The holiday shopping season is just revving up and retailers are already trying to cut their losses. With six fewer days between Thanksgiving and Christmas this year than last, many are pushing to get shoppers into stores and on websites sooner rather than later, hoping to jump-start early spending.
From small local shops to giant national chains like Target Corp., companies are hoping to make more with less — doing whatever they can to compensate for the compressed 27-day shopping period. In case you haven’t noticed the advertising blitz, many are pushing Internet deals and doorbuster promotions far in advance of Black Friday.
“Every day matters, particularly every weekend,” said Jon Hurst, president of the Retailers Association of Massachusetts, who sounds like a man who knows what financial havoc a snowstorm can wreak on a Saturday in December. “It’s a challenge, but it’s a challenge you can overcome if you promote yourself right and get the potential customers to come through your front doors now.”
While economists and retail analysts question whether less time between the two holidays has a tangible effect on consumer spending, some store owners are convinced it matters. Or they are not willing to take chance it doesn’t.
“We’re definitely concerned,” said Janet Holian, chief executive of Gemvara, a Boston company that sells jewelry mostly online. “It’s an issue for us because when we say ‘made to order,’ we actually mean made to order.”
To buy more time for buying, the three-year-old company is bumping up its traditional Black Friday special — 15 percent off regular prices — to next Tuesday, something the jeweler has never done before. As Christmas draws nearer, the company will begin featuring products online that can be ordered by Dec. 21 and still arrive in time to be under the tree for Christmas Eve.
Gemvara also opened a pop-up shop on Newbury Street this month, allowing customers to buy some jewelry in person.
Wayfair, a Boston company that offers more than 7 million home furniture and home decor products online, also is taking steps to ensure it does not lose out on any business in a shortened holiday season. Last week, the merchant’s home- page began featuring links to 100,000 items on sale for the holidays, many of which are available for two-day shipping. That allows the company to guarantee pre-Christmas arrival on orders placed up until Friday, Dec. 20.

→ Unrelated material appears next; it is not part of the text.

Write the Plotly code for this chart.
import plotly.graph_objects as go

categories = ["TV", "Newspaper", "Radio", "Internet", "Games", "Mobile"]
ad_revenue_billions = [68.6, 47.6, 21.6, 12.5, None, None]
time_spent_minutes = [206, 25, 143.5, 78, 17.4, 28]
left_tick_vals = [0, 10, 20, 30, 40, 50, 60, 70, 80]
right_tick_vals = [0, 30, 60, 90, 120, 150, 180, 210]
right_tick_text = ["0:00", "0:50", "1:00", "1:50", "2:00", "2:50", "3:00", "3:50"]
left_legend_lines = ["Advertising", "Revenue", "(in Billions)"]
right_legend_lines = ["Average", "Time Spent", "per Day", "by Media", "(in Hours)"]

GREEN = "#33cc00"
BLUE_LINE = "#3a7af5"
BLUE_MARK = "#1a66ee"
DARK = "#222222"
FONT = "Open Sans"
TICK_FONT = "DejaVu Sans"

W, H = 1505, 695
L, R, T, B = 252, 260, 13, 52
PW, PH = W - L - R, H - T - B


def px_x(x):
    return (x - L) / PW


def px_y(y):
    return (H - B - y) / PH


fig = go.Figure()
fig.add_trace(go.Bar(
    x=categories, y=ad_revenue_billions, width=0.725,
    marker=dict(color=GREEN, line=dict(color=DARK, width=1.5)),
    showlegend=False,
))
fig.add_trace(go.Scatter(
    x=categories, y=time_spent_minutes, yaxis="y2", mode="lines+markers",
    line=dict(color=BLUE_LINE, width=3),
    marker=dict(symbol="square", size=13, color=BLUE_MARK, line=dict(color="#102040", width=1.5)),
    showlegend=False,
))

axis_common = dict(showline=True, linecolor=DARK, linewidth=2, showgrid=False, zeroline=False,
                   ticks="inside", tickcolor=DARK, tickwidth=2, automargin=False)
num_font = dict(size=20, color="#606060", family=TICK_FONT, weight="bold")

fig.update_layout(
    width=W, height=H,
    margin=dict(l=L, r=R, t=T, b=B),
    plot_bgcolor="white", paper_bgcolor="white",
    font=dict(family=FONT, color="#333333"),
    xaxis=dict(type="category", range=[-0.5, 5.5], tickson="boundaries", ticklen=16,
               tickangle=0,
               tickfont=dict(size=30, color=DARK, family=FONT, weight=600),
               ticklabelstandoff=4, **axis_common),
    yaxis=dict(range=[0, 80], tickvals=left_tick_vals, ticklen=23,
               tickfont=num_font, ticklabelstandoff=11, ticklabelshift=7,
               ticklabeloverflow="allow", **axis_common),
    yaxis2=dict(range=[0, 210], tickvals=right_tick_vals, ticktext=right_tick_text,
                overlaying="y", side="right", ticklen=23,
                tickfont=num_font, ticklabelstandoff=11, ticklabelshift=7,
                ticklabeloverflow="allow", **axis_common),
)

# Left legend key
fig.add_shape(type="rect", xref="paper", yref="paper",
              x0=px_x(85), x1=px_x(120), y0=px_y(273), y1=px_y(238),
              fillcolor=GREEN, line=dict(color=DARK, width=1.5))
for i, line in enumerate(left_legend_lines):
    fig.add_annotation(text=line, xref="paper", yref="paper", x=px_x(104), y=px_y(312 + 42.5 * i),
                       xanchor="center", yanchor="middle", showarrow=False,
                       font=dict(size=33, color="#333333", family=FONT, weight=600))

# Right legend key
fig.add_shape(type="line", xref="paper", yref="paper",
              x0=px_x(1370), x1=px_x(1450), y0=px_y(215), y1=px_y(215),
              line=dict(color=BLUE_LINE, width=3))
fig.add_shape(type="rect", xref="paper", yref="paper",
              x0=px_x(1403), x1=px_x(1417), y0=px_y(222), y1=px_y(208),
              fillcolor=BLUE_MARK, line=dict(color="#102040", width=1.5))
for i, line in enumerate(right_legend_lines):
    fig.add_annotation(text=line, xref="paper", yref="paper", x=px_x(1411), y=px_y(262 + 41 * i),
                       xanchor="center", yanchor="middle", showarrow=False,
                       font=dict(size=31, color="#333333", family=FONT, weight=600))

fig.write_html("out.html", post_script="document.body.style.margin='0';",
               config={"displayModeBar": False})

In addition, Wayfair launched its daily deals — such as a 45 percent discount on some Ping-Pong and air hockey tables — about two weeks earlier than in 2012.

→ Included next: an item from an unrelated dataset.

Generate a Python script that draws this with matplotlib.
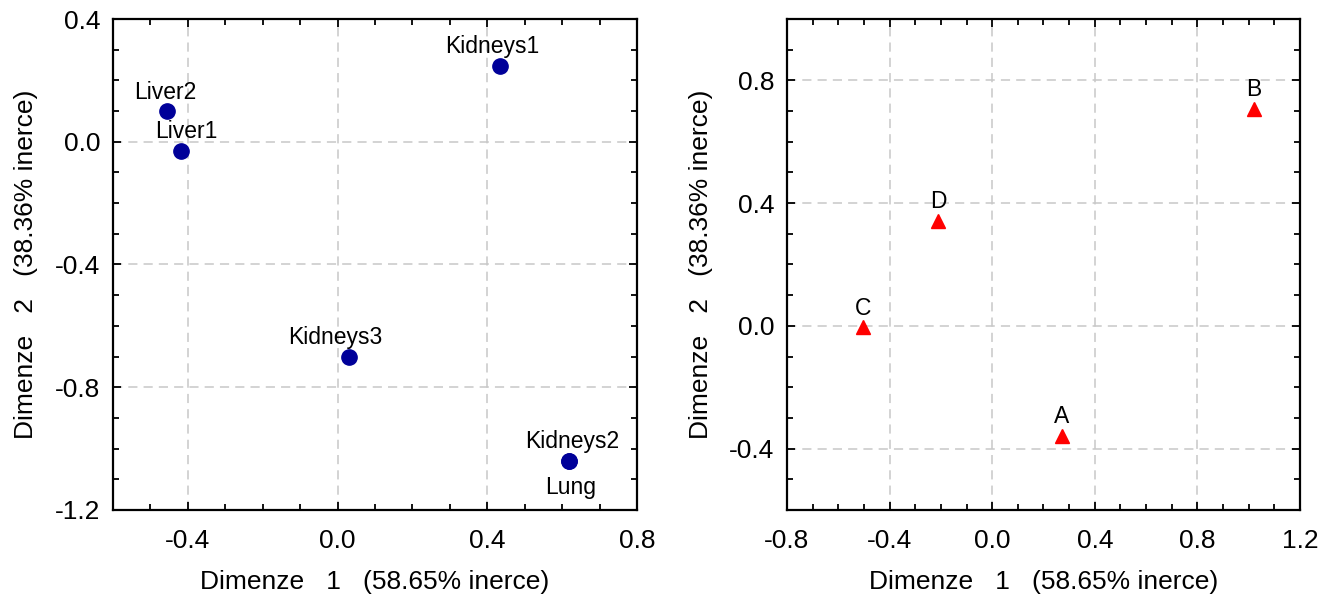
import numpy as np
import matplotlib
matplotlib.use('Agg')
import matplotlib.pyplot as plt
from matplotlib.ticker import MultipleLocator

plt.rcParams['font.family'] = ['Liberation Sans', 'DejaVu Sans']

# Row points (organs)
ROW_NAMES = ['Liver2', 'Liver1', 'Kidneys1', 'Kidneys3', 'Kidneys2', 'Lung']
ROW_X = [-0.456, -0.418, 0.435, 0.031, 0.619, 0.619]
ROW_Y = [0.10, -0.03, 0.247, -0.70, -1.04, -1.04]

# Column points
COL_NAMES = ['A', 'B', 'C', 'D']
COL_X = [0.272, 1.02, -0.504, -0.211]
COL_Y = [-0.358, 0.707, -0.005, 0.342]

XLABEL = 'Dimenze   1   (58.65% inerce)'
YLABEL = 'Dimenze   2   (38.36% inerce)'

# label offsets in points (dx, dy, va)
ROW_OFFSETS = [(-1, 9, 'baseline'), (4, 9, 'baseline'), (-6, 9, 'baseline'),
               (-10, 9, 'baseline'), (2, 9, 'baseline'), (1, -11, 'top')]


def style_axes(ax, xlim, ylim, xticks, yticks):
    ax.set_xlim(*xlim)
    ax.set_ylim(*ylim)
    ax.set_xticks(xticks)
    ax.set_yticks(yticks)
    ax.xaxis.set_minor_locator(MultipleLocator(0.1))
    ax.yaxis.set_minor_locator(MultipleLocator(0.1))
    ax.set_xticklabels([f'{t:.1f}' for t in xticks])
    ax.set_yticklabels([f'{t:.1f}' for t in yticks])
    ax.tick_params(which='both', direction='in', top=True, right=True,
                   labelsize=19, width=1.3)
    ax.tick_params(axis='x', which='major', pad=14)
    ax.tick_params(axis='y', which='major', pad=9)
    ax.tick_params(which='major', length=6)
    ax.tick_params(which='minor', length=4)
    ax.grid(True, which='major', color='#c8c8c8', linestyle=(0, (6, 4)), linewidth=1.1)
    ax.set_axisbelow(True)
    for s in ax.spines.values():
        s.set_linewidth(1.6)
    ax.set_xlabel(XLABEL, fontsize=19, labelpad=12)
    ax.set_ylabel(YLABEL, fontsize=19, labelpad=12)


fig = plt.figure(figsize=(13.26, 5.98), dpi=100)
ax1 = fig.add_axes([0.0852, 0.1472, 0.3952, 0.821])
ax2 = fig.add_axes([0.5935, 0.1472, 0.3869, 0.821])

# left: rows
ax1.plot(ROW_X, ROW_Y, 'o', color='#000099', markersize=11, zorder=3)
for name, x, y, (dx, dy, va) in zip(ROW_NAMES, ROW_X, ROW_Y, ROW_OFFSETS):
    ax1.annotate(name, (x, y), xytext=(dx, dy), textcoords='offset points',
                 ha='center', va=va, fontsize=16.5)
style_axes(ax1, (-0.6, 0.8), (-1.2, 0.4),
           [-0.4, 0.0, 0.4, 0.8], [-1.2, -0.8, -0.4, 0.0, 0.4])

# right: columns
ax2.plot(COL_X, COL_Y, '^', color='#ff0000', markersize=10, zorder=3)
for name, x, y in zip(COL_NAMES, COL_X, COL_Y):
    ax2.annotate(name, (x, y), xytext=(0, 9), textcoords='offset points',
                 ha='center', va='baseline', fontsize=16.5)
style_axes(ax2, (-0.8, 1.2), (-0.6, 1.0),
           [-0.8, -0.4, 0.0, 0.4, 0.8, 1.2], [-0.4, 0.0, 0.4, 0.8])

fig.savefig('out.png', dpi=100)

“The idea is to drive people in prior to the peak of the season and do it with really good offers,” said chief executive Niraj Shah, whose company is on track to generate $1 billion in sales for 2013. “You’re trying to do as much as you can early, because you know at the end there’s going to be a rush.”
Economists and analysts say that regardless of whether there are 27 or 33 shopping days between the two holidays, consumers have the same number of people to shop for and the same budget.
But Hurst said brick-and-mortar stores get a boost around the holidays from impulse purchases that often fall outside set budgets. He expects those sales to take a hit this year because there will be less time for people to be tempted by items that are not on their lists.
While retailers fret about time constraints, consumers appear to be benefiting from better bargains this year. Ashley Shih, managing director of Boston consulting firm Investor Group Services, said the sense of urgency on the part of merchants is translating into earlier opening times, deeper discounts, and more online offers.
“The importance of doing things to maximize what they get out of the holiday season is heightened,” Shih said. “Retailers are being more aggressive because they realize there are fewer days.”
Andy Chiarelli, who manages the Boston area for Target, said the shorter sales period requires the chain to up its game.
“It’s more likely to put pressure on [customers] who are already time-crunched during the busy holiday shopping season,” he said. “It’s more important than ever that we have the right products, at the right time, at the right prices.”